- [Stated goal]
Any picture among the records should be left out, please; retype the rest exactly.

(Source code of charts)
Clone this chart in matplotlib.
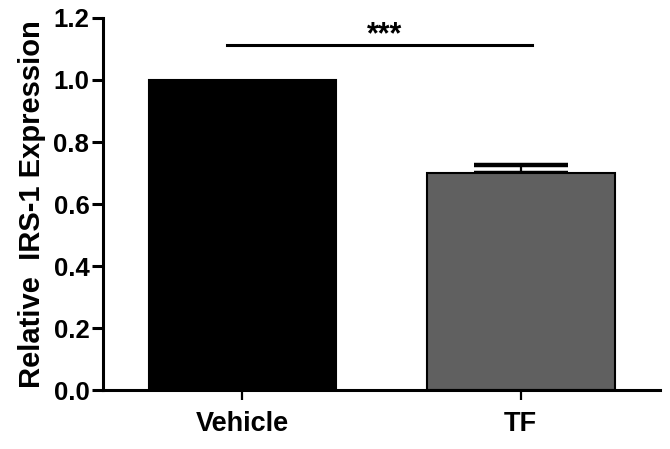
import matplotlib
matplotlib.use("Agg")
import matplotlib.pyplot as plt

# --- data ---------------------------------------------------------------
groups = ["Vehicle", "TF"]
means = [1.0, 0.70]
sem_upper = [0.0, 0.026]
bar_colors = ["#000000", "#606060"]
y_ticks = [0.0, 0.2, 0.4, 0.6, 0.8, 1.0, 1.2]
sig_label = "***"
sig_y = 1.113
sig_span = [-0.055, 1.04]

plt.rcParams.update({
    "font.family": ["Liberation Sans", "DejaVu Sans"],
    "font.weight": "bold",
})

fig = plt.figure(figsize=(6.7, 4.49), dpi=100)
ax = fig.add_axes([0.154, 0.131, 0.831, 0.829])

x = list(range(len(groups)))
ax.bar(x, means, width=0.674, color=bar_colors, edgecolor="black",
       linewidth=1.5, zorder=2)
# only groups with a visible SEM get an (upper-only) error bar
ex = [i for i in x if sem_upper[i] > 0]
ax.errorbar(ex, [means[i] for i in ex],
            yerr=[[0] * len(ex), [sem_upper[i] for i in ex]],
            fmt="none", ecolor="black", elinewidth=1.6, capsize=34,
            capthick=3.2, zorder=1)

ax.plot(sig_span, [sig_y, sig_y], color="black", lw=2.2, clip_on=False)
ax.text(0.51, sig_y - 0.018, sig_label, ha="center", va="bottom",
        fontsize=22, fontweight="bold")

ax.set_xlim(-0.5, 1.5)
ax.set_ylim(0, 1.2)
ax.set_yticks(y_ticks)
ax.set_yticklabels([f"{v:.1f}" for v in y_ticks])
ax.set_xticks(x)
ax.set_xticklabels(groups)
ax.set_ylabel("Relative  IRS-1 Expression", fontsize=21, fontweight="bold",
              labelpad=5)

ax.spines[["top", "right"]].set_visible(False)
for s in ("left", "bottom"):
    ax.spines[s].set_linewidth(2.2)
ax.tick_params(axis="y", length=8, width=2.2, labelsize=18.5, pad=2)
ax.tick_params(axis="x", length=7, width=1.6, labelsize=19.5, pad=8)

fig.savefig("out.png", dpi=100)
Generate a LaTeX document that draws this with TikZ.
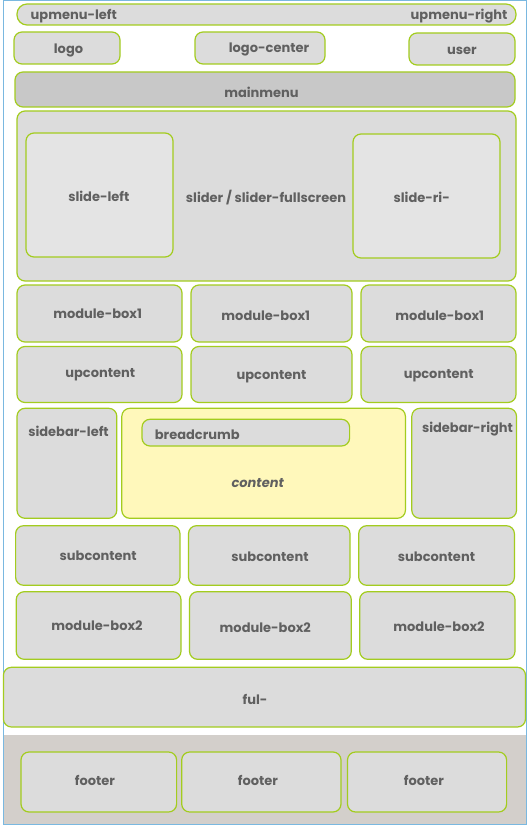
\documentclass[tikz,border=0pt]{standalone}
\usepackage{fontspec}
\setmainfont{Poppins}
\usetikzlibrary{fit}
\definecolor{edge}{HTML}{A3CC1F}
\definecolor{boxgray}{HTML}{DCDCDC}
\definecolor{menugray}{HTML}{C8C8C8}
\definecolor{slidegray}{HTML}{E4E4E4}
\definecolor{contyellow}{HTML}{FFF8BB}
\definecolor{footband}{HTML}{D3CFCB}
\definecolor{frameblue}{HTML}{7AB8E0}
\definecolor{txt}{HTML}{606060}
\begin{document}
\begin{tikzpicture}[x=1pt,y=-1pt,
  box/.style={draw=edge, line width=1.2pt, fill=boxgray, rounded corners=8pt, inner sep=0pt, outer sep=0pt},
  lbl/.style={text=txt, font=\fontsize{13}{15}\selectfont\bfseries, inner sep=0pt, yshift=-1.8pt}]
\useasboundingbox (0,0) rectangle (529,826);
% outer frame and footer band
\node[draw=frameblue, line width=1pt, fill=white, inner sep=0pt, fit={(3,1) (526,824)}] (frame) {};
\node[fill=footband, inner sep=0pt, fit={(3.5,735) (525.5,823.5)}] (band) {};
% top
\node[box, rounded corners=10pt, fit={(17,4) (516,25)}] (upmenu) {};
\node[lbl, anchor=west] (tupl) at (30.5,14.3) {upmenu-left};
\node[lbl, anchor=east] (tupr) at (507.6,14.3) {upmenu-right};
\node[box, fit={(14,32) (120,64)}] (logo) {};
\node[lbl] (tlogo) at (68.5,48.3) {logo};
\node[box, fit={(195,32) (325,64)}] (logoc) {};
\node[lbl] (tlogoc) at (269,48) {logo-center};
\node[box, fit={(409,33) (515,65)}] (user) {};
\node[lbl] (tuser) at (462,49.3) {user};
\node[box, fill=menugray, fit={(15,72) (515,107)}] (mainmenu) {};
\node[lbl] (tmain) at (261.5,91) {mainmenu};
% slider
\node[box, fit={(17,111) (516,281)}] (slider) {};
\node[lbl] (tslider) at (266,195.7) {slider / slider-fullscreen};
\node[box, fill=slidegray, fit={(26,133) (173,257)}] (slidel) {};
\node[lbl] (tslidel) at (98.8,195) {slide-left};
\node[box, fill=slidegray, fit={(353,134) (500,258)}] (slider2) {};
\node[lbl] (tslider2) at (421.7,196) {slide-ri-};
% module-box1
\node[box, fit={(17,285) (182,342)}] (mba) {};
\node[lbl] (tmba) at (97.6,312.3) {module-box1};
\node[box, fit={(191,285) (352,342)}] (mbb) {};
\node[lbl] (tmbb) at (265.8,314.3) {module-box1};
\node[box, fit={(361,285) (516,342)}] (mbc) {};
\node[lbl] (tmbc) at (439.8,314.3) {module-box1};
% upcontent
\node[box, fit={(17,346.5) (182,402.5)}] (upa) {};
\node[lbl] (tupa) at (100.3,372.7) {upcontent};
\node[box, fit={(191,346.5) (352,402.5)}] (upb) {};
\node[lbl] (tupb) at (271.5,374.7) {upcontent};
\node[box, fit={(361,346.5) (516,402.5)}] (upc) {};
\node[lbl] (tupc) at (438.7,374) {upcontent};
% content row
\node[box, fit={(17,408.3) (116.8,518.3)}] (sbl) {};
\node[lbl] (tsbl) at (68.5,429.3) {sidebar-left};
\node[box, fill=contyellow, fit={(121.8,408.3) (405.4,518.3)}] (content) {};
\node[box, fit={(142,419.3) (349.6,446)}] (bread) {};
\node[lbl, anchor=west] (tbread) at (154.7,433.3) {breadcrumb};
\node[lbl, font=\fontsize{13}{15}\selectfont\bfseries\itshape] (tcontent) at (257.7,481.7) {content};
\node[box, fit={(411.8,408.3) (516.5,518.3)}] (sbr) {};
\node[lbl] (tsbr) at (467.5,427.3) {sidebar-right};
% subcontent
\node[box, fit={(15.6,525.7) (180,585.3)}] (suba) {};
\node[lbl] (tsuba) at (98.2,554.3) {subcontent};
\node[box, fit={(188.5,525.7) (350,585.3)}] (subb) {};
\node[lbl] (tsubb) at (270,555.3) {subcontent};
\node[box, fit={(358.7,525.7) (514.4,585.3)}] (subc) {};
\node[lbl] (tsubc) at (436.5,555.3) {subcontent};
% module-box2
\node[box, fit={(16.2,591.7) (181,659.3)}] (mca) {};
\node[lbl] (tmca) at (97,624) {module-box2};
\node[box, fit={(189.5,591.7) (351.3,659.3)}] (mcb) {};
\node[lbl] (tmcb) at (265.3,626) {module-box2};
\node[box, fit={(359.7,591.7) (515,659.3)}] (mcc) {};
\node[lbl] (tmcc) at (439,625) {module-box2};
% ful-
\node[box, fit={(3.4,667.3) (525.5,727)}] (ful) {};
\node[lbl] (tful) at (255,697.3) {ful-};
% footers
\node[box, fit={(21,752) (176.6,812)}] (fa) {};
\node[lbl] (tfa) at (95,779) {footer};
\node[box, fit={(181.7,752) (341,812)}] (fb) {};
\node[lbl] (tfb) at (258,779) {footer};
\node[box, fit={(347.5,752) (506.6,812)}] (fc) {};
\node[lbl] (tfc) at (424,779) {footer};
\end{tikzpicture}
\end{document}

- [Expected output]
Clone this chart in matplotlib.
import matplotlib
matplotlib.use("Agg")
import matplotlib.pyplot as plt

# --- data ---------------------------------------------------------------
groups = ["Vehicle", "TF"]
means = [1.0, 0.70]
sem_upper = [0.0, 0.026]
bar_colors = ["#000000", "#606060"]
y_ticks = [0.0, 0.2, 0.4, 0.6, 0.8, 1.0, 1.2]
sig_label = "***"
sig_y = 1.113
sig_span = [-0.055, 1.04]

plt.rcParams.update({
    "font.family": ["Liberation Sans", "DejaVu Sans"],
    "font.weight": "bold",
})

fig = plt.figure(figsize=(6.7, 4.49), dpi=100)
ax = fig.add_axes([0.154, 0.131, 0.831, 0.829])

x = list(range(len(groups)))
ax.bar(x, means, width=0.674, color=bar_colors, edgecolor="black",
       linewidth=1.5, zorder=2)
# only groups with a visible SEM get an (upper-only) error bar
ex = [i for i in x if sem_upper[i] > 0]
ax.errorbar(ex, [means[i] for i in ex],
            yerr=[[0] * len(ex), [sem_upper[i] for i in ex]],
            fmt="none", ecolor="black", elinewidth=1.6, capsize=34,
            capthick=3.2, zorder=1)

ax.plot(sig_span, [sig_y, sig_y], color="black", lw=2.2, clip_on=False)
ax.text(0.51, sig_y - 0.018, sig_label, ha="center", va="bottom",
        fontsize=22, fontweight="bold")

ax.set_xlim(-0.5, 1.5)
ax.set_ylim(0, 1.2)
ax.set_yticks(y_ticks)
ax.set_yticklabels([f"{v:.1f}" for v in y_ticks])
ax.set_xticks(x)
ax.set_xticklabels(groups)
ax.set_ylabel("Relative  IRS-1 Expression", fontsize=21, fontweight="bold",
              labelpad=5)

ax.spines[["top", "right"]].set_visible(False)
for s in ("left", "bottom"):
    ax.spines[s].set_linewidth(2.2)
ax.tick_params(axis="y", length=8, width=2.2, labelsize=18.5, pad=2)
ax.tick_params(axis="x", length=7, width=1.6, labelsize=19.5, pad=8)

fig.savefig("out.png", dpi=100)
Generate a LaTeX document that draws this with TikZ.
\documentclass[tikz,border=0pt]{standalone}
\usepackage{fontspec}
\setmainfont{Poppins}
\usetikzlibrary{fit}
\definecolor{edge}{HTML}{A3CC1F}
\definecolor{boxgray}{HTML}{DCDCDC}
\definecolor{menugray}{HTML}{C8C8C8}
\definecolor{slidegray}{HTML}{E4E4E4}
\definecolor{contyellow}{HTML}{FFF8BB}
\definecolor{footband}{HTML}{D3CFCB}
\definecolor{frameblue}{HTML}{7AB8E0}
\definecolor{txt}{HTML}{606060}
\begin{document}
\begin{tikzpicture}[x=1pt,y=-1pt,
  box/.style={draw=edge, line width=1.2pt, fill=boxgray, rounded corners=8pt, inner sep=0pt, outer sep=0pt},
  lbl/.style={text=txt, font=\fontsize{13}{15}\selectfont\bfseries, inner sep=0pt, yshift=-1.8pt}]
\useasboundingbox (0,0) rectangle (529,826);
% outer frame and footer band
\node[draw=frameblue, line width=1pt, fill=white, inner sep=0pt, fit={(3,1) (526,824)}] (frame) {};
\node[fill=footband, inner sep=0pt, fit={(3.5,735) (525.5,823.5)}] (band) {};
% top
\node[box, rounded corners=10pt, fit={(17,4) (516,25)}] (upmenu) {};
\node[lbl, anchor=west] (tupl) at (30.5,14.3) {upmenu-left};
\node[lbl, anchor=east] (tupr) at (507.6,14.3) {upmenu-right};
\node[box, fit={(14,32) (120,64)}] (logo) {};
\node[lbl] (tlogo) at (68.5,48.3) {logo};
\node[box, fit={(195,32) (325,64)}] (logoc) {};
\node[lbl] (tlogoc) at (269,48) {logo-center};
\node[box, fit={(409,33) (515,65)}] (user) {};
\node[lbl] (tuser) at (462,49.3) {user};
\node[box, fill=menugray, fit={(15,72) (515,107)}] (mainmenu) {};
\node[lbl] (tmain) at (261.5,91) {mainmenu};
% slider
\node[box, fit={(17,111) (516,281)}] (slider) {};
\node[lbl] (tslider) at (266,195.7) {slider / slider-fullscreen};
\node[box, fill=slidegray, fit={(26,133) (173,257)}] (slidel) {};
\node[lbl] (tslidel) at (98.8,195) {slide-left};
\node[box, fill=slidegray, fit={(353,134) (500,258)}] (slider2) {};
\node[lbl] (tslider2) at (421.7,196) {slide-ri-};
% module-box1
\node[box, fit={(17,285) (182,342)}] (mba) {};
\node[lbl] (tmba) at (97.6,312.3) {module-box1};
\node[box, fit={(191,285) (352,342)}] (mbb) {};
\node[lbl] (tmbb) at (265.8,314.3) {module-box1};
\node[box, fit={(361,285) (516,342)}] (mbc) {};
\node[lbl] (tmbc) at (439.8,314.3) {module-box1};
% upcontent
\node[box, fit={(17,346.5) (182,402.5)}] (upa) {};
\node[lbl] (tupa) at (100.3,372.7) {upcontent};
\node[box, fit={(191,346.5) (352,402.5)}] (upb) {};
\node[lbl] (tupb) at (271.5,374.7) {upcontent};
\node[box, fit={(361,346.5) (516,402.5)}] (upc) {};
\node[lbl] (tupc) at (438.7,374) {upcontent};
% content row
\node[box, fit={(17,408.3) (116.8,518.3)}] (sbl) {};
\node[lbl] (tsbl) at (68.5,429.3) {sidebar-left};
\node[box, fill=contyellow, fit={(121.8,408.3) (405.4,518.3)}] (content) {};
\node[box, fit={(142,419.3) (349.6,446)}] (bread) {};
\node[lbl, anchor=west] (tbread) at (154.7,433.3) {breadcrumb};
\node[lbl, font=\fontsize{13}{15}\selectfont\bfseries\itshape] (tcontent) at (257.7,481.7) {content};
\node[box, fit={(411.8,408.3) (516.5,518.3)}] (sbr) {};
\node[lbl] (tsbr) at (467.5,427.3) {sidebar-right};
% subcontent
\node[box, fit={(15.6,525.7) (180,585.3)}] (suba) {};
\node[lbl] (tsuba) at (98.2,554.3) {subcontent};
\node[box, fit={(188.5,525.7) (350,585.3)}] (subb) {};
\node[lbl] (tsubb) at (270,555.3) {subcontent};
\node[box, fit={(358.7,525.7) (514.4,585.3)}] (subc) {};
\node[lbl] (tsubc) at (436.5,555.3) {subcontent};
% module-box2
\node[box, fit={(16.2,591.7) (181,659.3)}] (mca) {};
\node[lbl] (tmca) at (97,624) {module-box2};
\node[box, fit={(189.5,591.7) (351.3,659.3)}] (mcb) {};
\node[lbl] (tmcb) at (265.3,626) {module-box2};
\node[box, fit={(359.7,591.7) (515,659.3)}] (mcc) {};
\node[lbl] (tmcc) at (439,625) {module-box2};
% ful-
\node[box, fit={(3.4,667.3) (525.5,727)}] (ful) {};
\node[lbl] (tful) at (255,697.3) {ful-};
% footers
\node[box, fit={(21,752) (176.6,812)}] (fa) {};
\node[lbl] (tfa) at (95,779) {footer};
\node[box, fit={(181.7,752) (341,812)}] (fb) {};
\node[lbl] (tfb) at (258,779) {footer};
\node[box, fit={(347.5,752) (506.6,812)}] (fc) {};
\node[lbl] (tfc) at (424,779) {footer};
\end{tikzpicture}
\end{document}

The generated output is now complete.